10 - Rio Capibaribe - Apesar de sua beleza, o Capibaribe sempre provocou temor entre os recifenses. A tradição popular fala que, naquelas águas, habitam fantasmas pecaminosos. Almas penadas de suicidas que usaram o rio como rota de fuga deste mundo cruel. Permanecem, no entanto, no limbo. No escuro da noite, seus vultos de expressões angustiadas podem ser vistos por quem se aproxima das margens mais desertas. Naquelas águas também pereceram banhistas desavisados que não resistiram à força das correntezas. Seus corpos eram encontrados quilômetros adiante, inchados e roídos pelos peixes.

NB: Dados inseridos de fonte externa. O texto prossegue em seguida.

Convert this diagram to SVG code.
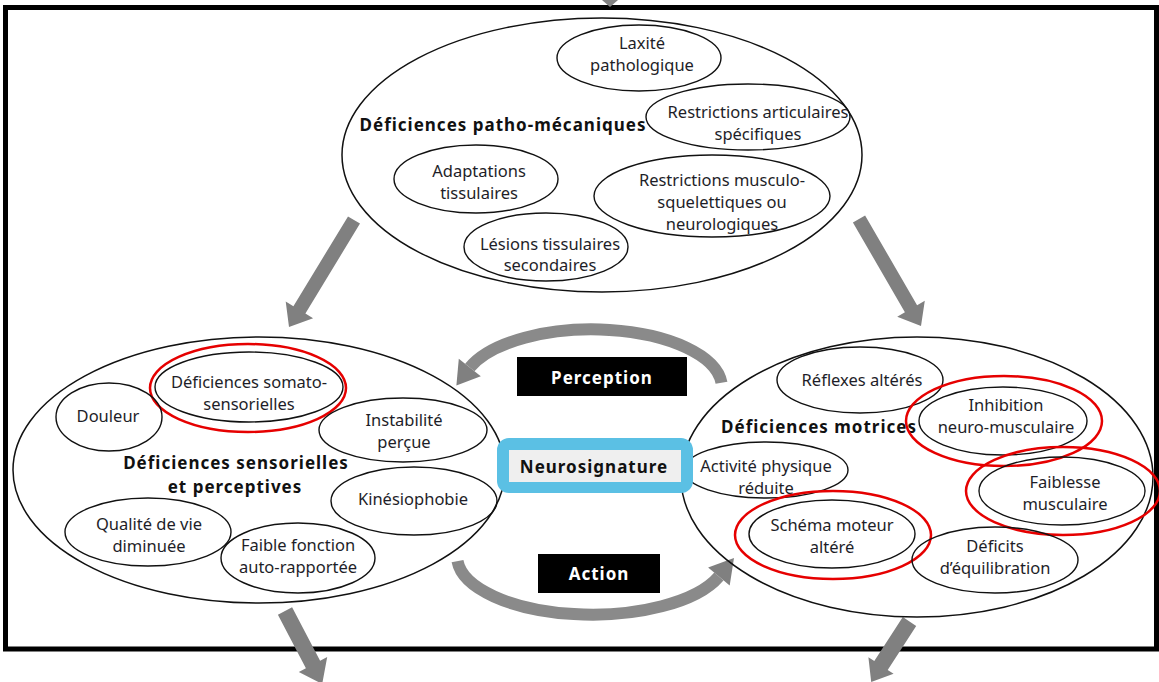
<svg xmlns="http://www.w3.org/2000/svg" width="1159" height="682" viewBox="0 0 1159 682">
<defs>
<style>
.t{font-family:"Noto Sans","Liberation Sans",sans-serif;font-size:16.5px;fill:#1e1e28;text-anchor:middle}
.b{font-family:"Noto Sans","Liberation Sans",sans-serif;font-size:17px;font-weight:bold;fill:#111;text-anchor:middle;letter-spacing:1px}
.w{font-family:"Noto Sans","Liberation Sans",sans-serif;font-size:17px;font-weight:bold;fill:#fff;text-anchor:middle;letter-spacing:1px}
.o{fill:none;stroke:#111;stroke-width:1.5}
.i{fill:none;stroke:#111;stroke-width:1.4}
.r{fill:none;stroke:#e60000;stroke-width:2.5}
.ar{fill:#808080}
.arc{fill:none;stroke:#8a8a8a;stroke-width:12}
</style>
</defs>
<rect x="0" y="0" width="1159" height="682" fill="#fff"/>
<rect x="5.5" y="7.5" width="1151" height="641.5" fill="none" stroke="#000" stroke-width="5"/>

<g id="connectors">
<polygon class="ar" points="602,0 618,0 610,7"/>
<polygon class="ar" points="348.0,216.4 360.0,223.6 305.4,313.5 313.1,318.2 289,327 285.7,301.6 293.4,306.3"/>
<polygon class="ar" points="852.9,222.5 865.1,215.5 917.1,305.2 924.8,300.7 921,326 897.2,316.7 904.9,312.2"/>
<polygon class="ar" points="277.9,614.7 292.1,607.3 320.1,660.8 327.2,657.1 322.2,684 298.8,671.9 305.9,668.2"/>
<polygon class="ar" points="902.8,617.1 916.2,625.9 887.7,669.9 893.6,673.7 871.2,682 868.4,657.3 874.3,661.1"/>
<path class="arc" d="M 721.5 382.8 A 130 58 0 0 0 469.8 367.5"/>
<polygon class="ar" points="480.8,376.2 456.4,385.5 458.8,358.8"/>
<path class="arc" d="M 457.5 561.2 A 135 58 0 0 0 718.9 576.5"/>
<polygon class="ar" points="729.7,585.4 734,558 708.1,567.6"/>
</g>

<g id="patho-mecaniques">
<ellipse class="o" cx="602" cy="155" rx="260" ry="137"/>
<text class="b" x="503" y="131">Déficiences patho-mécaniques</text>
</g>
<g id="laxite">
<ellipse class="i" cx="639" cy="58" rx="82" ry="33"/>
<text class="t" x="642" y="49">Laxité</text>
<text class="t" x="642" y="71">pathologique</text>
</g>
<g id="restrictions-articulaires">
<ellipse class="i" cx="748" cy="117" rx="102" ry="33"/>
<text class="t" x="758" y="118">Restrictions articulaires</text>
<text class="t" x="758" y="140">spécifiques</text>
</g>
<g id="adaptations">
<ellipse class="i" cx="476" cy="179" rx="82" ry="34"/>
<text class="t" x="479" y="177">Adaptations</text>
<text class="t" x="479" y="199">tissulaires</text>
</g>
<g id="restrictions-musculo">
<ellipse class="i" cx="712" cy="196" rx="118" ry="41"/>
<text class="t" x="722" y="186">Restrictions musculo-</text>
<text class="t" x="722" y="208">squelettiques ou</text>
<text class="t" x="722" y="230">neurologiques</text>
</g>
<g id="lesions">
<ellipse class="i" cx="546" cy="247" rx="82" ry="34"/>
<text class="t" x="550" y="250">Lésions tissulaires</text>
<text class="t" x="550" y="271">secondaires</text>
</g>

<g id="sensorielles">
<ellipse class="o" cx="259" cy="470" rx="246" ry="133"/>
<text class="b" x="236" y="469">Déficiences sensorielles</text>
<text class="b" x="235" y="493">et perceptives</text>
</g>
<g id="somato">
<ellipse class="i" cx="249" cy="387" rx="94" ry="35"/>
<ellipse class="r" cx="248" cy="388" rx="98" ry="44"/>
<text class="t" x="249" y="388">Déficiences somato-</text>
<text class="t" x="249" y="410">sensorielles</text>
</g>
<g id="douleur">
<ellipse class="i" cx="109" cy="417" rx="53" ry="34"/>
<text class="t" x="108" y="422">Douleur</text>
</g>
<g id="instabilite">
<ellipse class="i" cx="403" cy="430" rx="84" ry="32"/>
<text class="t" x="404" y="426">Instabilité</text>
<text class="t" x="404" y="448">perçue</text>
</g>
<g id="kinesiophobie">
<ellipse class="i" cx="414" cy="501" rx="83" ry="34"/>
<text class="t" x="413" y="505">Kinésiophobie</text>
</g>
<g id="qualite">
<ellipse class="i" cx="148" cy="532" rx="83" ry="34"/>
<text class="t" x="149" y="530">Qualité de vie</text>
<text class="t" x="149" y="552">diminuée</text>
</g>
<g id="faible-fonction">
<ellipse class="i" cx="298" cy="558" rx="77" ry="35"/>
<text class="t" x="298" y="551">Faible fonction</text>
<text class="t" x="298" y="573">auto-rapportée</text>
</g>

<g id="motrices">
<ellipse class="o" cx="917" cy="477" rx="236" ry="140"/>
<text class="b" x="819" y="433">Déficiences motrices</text>
</g>
<g id="reflexes">
<ellipse class="i" cx="860" cy="380" rx="83" ry="33"/>
<text class="t" x="862" y="386">Réflexes altérés</text>
</g>
<g id="inhibition">
<ellipse class="i" cx="1003" cy="421" rx="84" ry="34"/>
<ellipse class="r" cx="1004" cy="421" rx="98" ry="45"/>
<text class="t" x="1006" y="411">Inhibition</text>
<text class="t" x="1006" y="433">neuro-musculaire</text>
</g>
<g id="activite">
<ellipse class="i" cx="766" cy="470" rx="82" ry="28"/>
<text class="t" x="766" y="472">Activité physique</text>
<text class="t" x="766" y="494">réduite</text>
</g>
<g id="faiblesse">
<ellipse class="i" cx="1062" cy="491" rx="83" ry="34"/>
<ellipse class="r" cx="1063" cy="491" rx="97" ry="44"/>
<text class="t" x="1065" y="488">Faiblesse</text>
<text class="t" x="1065" y="510">musculaire</text>
</g>
<g id="schema">
<ellipse class="i" cx="832" cy="534" rx="83" ry="34"/>
<ellipse class="r" cx="833" cy="535" rx="98" ry="44"/>
<text class="t" x="832" y="531">Schéma moteur</text>
<text class="t" x="832" y="553">altéré</text>
</g>
<g id="equilibration">
<ellipse class="i" cx="995" cy="560" rx="83" ry="33"/>
<text class="t" x="995" y="552">Déficits</text>
<text class="t" x="995" y="574">d’équilibration</text>
</g>

<g id="neurosignature">
<rect x="497" y="438" width="196" height="55" rx="12" fill="#5bc0e4"/>
<rect x="509" y="450" width="172" height="32" fill="#efefef"/>
<text class="b" x="594" y="473">Neurosignature</text>
</g>
<g id="perception">
<rect x="517" y="357" width="170" height="39" fill="#000"/>
<text class="w" x="602" y="384">Perception</text>
</g>
<g id="action">
<rect x="538" y="554" width="122" height="39" fill="#000"/>
<text class="w" x="599" y="580">Action</text>
</g>
</svg>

Seus espectros esbranquiçados ainda aparecem para pedir socorro aos viventes. Na década de 70, o Capibaribe transformou-se num verdadeiro monstro aos olhos dos moradores da cidade. Durante os períodos de chuva, o rio transbordava trazendo destruição e, muitas vezes, morte. Quando as águas baixaram e os recifenses começavam a voltar para suas casas, deu-se um dos episódio mais insólitos da história pernambucana. O boato de que a barragem de Tapacurá havia estourado levou a população a concluir que o Capibaribe viria com mais força e cobriria toda a cidade. Instaurou-se o pânico generalizado e as pessoas corriam em desespero pelas ruas: uma cena dantesca que parecia antecipar o fim-do-mundo ou imitar o cinema catástrofe americano que estava em voga na época. O boato foi desmentido, as enchentes foram contidas nos anos seguintes e o Capibaribe permanece adormecido desde então. Mas não é exagero dizer que “O cão sem plumas” – como o rio foi chamado pelo poeta João Cabral de Melo Neto – merece respeito e reverência.